Ahead of the 2020 US election, researchers will look at how Facebook and Instagram users are affected by newsfeeds and targeted ads – and how this may impact the political climate.
On Monday (31 August), Facebook announced a new project examining the company’s role in political participation, political polarisation, knowledge and trust in US elections.
The project is being led by independent researchers Prof Talia Stroud and Prof Joshua A Tucker, with around 15 other external academics who will work with Facebook’s own researchers. The goal of the project is to make scientific assessments of Facebook and Instagram’s impact on political behaviour and attitudes, producing findings that will be readily available to the public.
The news was announced by Chaya Nayak, who is head of Facebook’s open research and transparency team, along with former deputy UK prime minister Nick Clegg, who is now Facebook’s vice-president of global affairs and communications.

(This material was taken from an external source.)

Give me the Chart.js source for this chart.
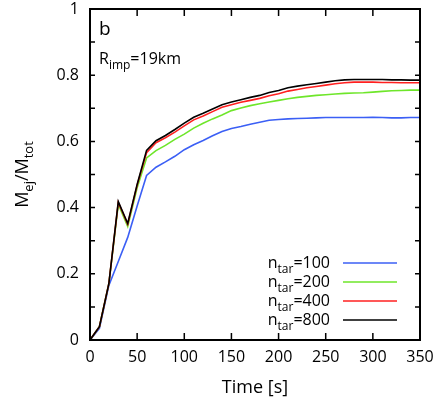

In a blogpost, Nayak and Clegg outlined how Facebook has become “a stage for democratic debate”, which gives the social media company “a big responsibility” when it comes to elections. As a result, the company is now building on a political research initiative it launched in 2018.
Plans for the research
Nayak and Clegg said the new project will examine the impact of how users interact with content on Facebook’s newsfeed and content across Instagram during the 2020 US election, along with the role of features like content ranking systems.
“Three principles guide our work, and will continue to do so as we move ahead: independence, transparency and consent,” they wrote.
The external researchers will not be paid by Facebook and, according to the company, they “won’t answer to Facebook either”. The company said it will not restrict the questions researchers ask or the conclusions that they draw.
When the researchers publish their findings, they will do so in open-access format so the data is freely available to the public. The company is asking for explicit, informed consent from users who opt to be part of the research, which may analyse individual-level data.
Stroud and Tucker, along with Facebook researchers Annie Franco and Chad P Kiewiet de Jonge, wrote a separate blogpost outlining the motivations for the research and how they aim to keep it transparent.
When users opt into the study, researchers will split them into groups and begin experimenting with their newsfeeds, targeted advertisements and, in some cases, will ask the users to stop using Facebook temporarily.
While this takes place, the research team will poll participants on their experiences to learn about how their viewpoints evolve and how they compare to control groups.
According to the researchers, Facebook will not have any right of pre-publication approval and will only be entitled to check that papers do not violate legal or privacy obligations.
In the research team’s blogpost, the authors wrote: “We know everyone will be anxious to see the results. As we will need time to analyse the data, we anticipate that findings will be ready to be shared in the summer of 2021 at the earliest.
“We hope that the effort will be judged as worthwhile once the studies, designed to make sense of what has been a remarkable transformation of the political process in the digital information age, are complete.”